In Massaar v. Moneck, 2024 ONSC 6889, the Ontario Superior Court of Justice ordered both defendants, jointly and severally, to pay the plaintiff $163,982.50, the amount outstanding as of the date of the statement of claim. The court also directed them to pay prejudgment interest. Payment would come from funds held in trust from the sale of the home.

The court said that it did not need a trial to decide the issue of whether the plaintiff had loaned or gifted the money. Summary judgment would lead to an outcome that would end the litigation of this issue among the parties and would save the time and expenses required for a trial, the court held.

The court found, on a balance of probabilities, that the promissory note contained the son-in-law’s electronic signature. In August 2020, he provided a written acknowledgement that he would sign the document, the court noted. That same month, his wife delivered the executed document to the plaintiff, the court added.

The court concluded that the contemporaneous evidence in this case clearly showed the plaintiff’s intention to make a loan, including her hesitation to sign the gift letter, her email to her daughter to explain that she would only sign the letter if it included the additional phrase, and her crossing out of the words “a genuine gift that does not have to be repaid.”
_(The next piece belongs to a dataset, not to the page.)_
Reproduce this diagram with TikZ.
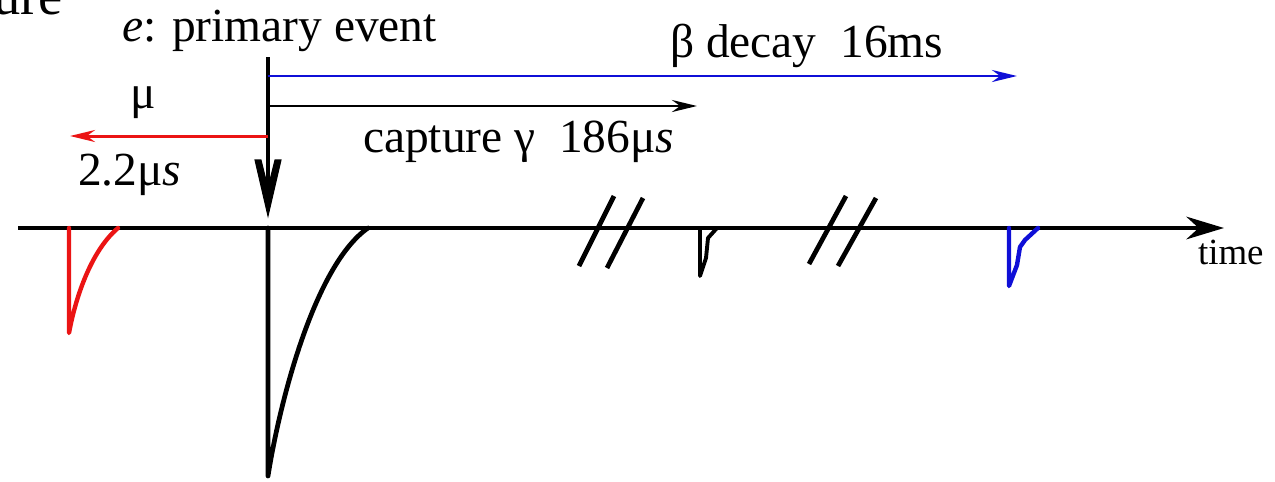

Moreover, evidence from the plaintiff’s financial consultant showed that he advised her on how to alter the gift letter to reflect the existence of a loan agreement. This evidence corroborated the finding that the plaintiff intended for it to be a loan, the court said.

On the other hand, the court refused to rely on the son-in-law’s evidence seeking to support his position that he did not sign the promissory note. He was unable to offer evidence establishing that the plaintiff’s intention had been to make a gift rather than a loan, the court found.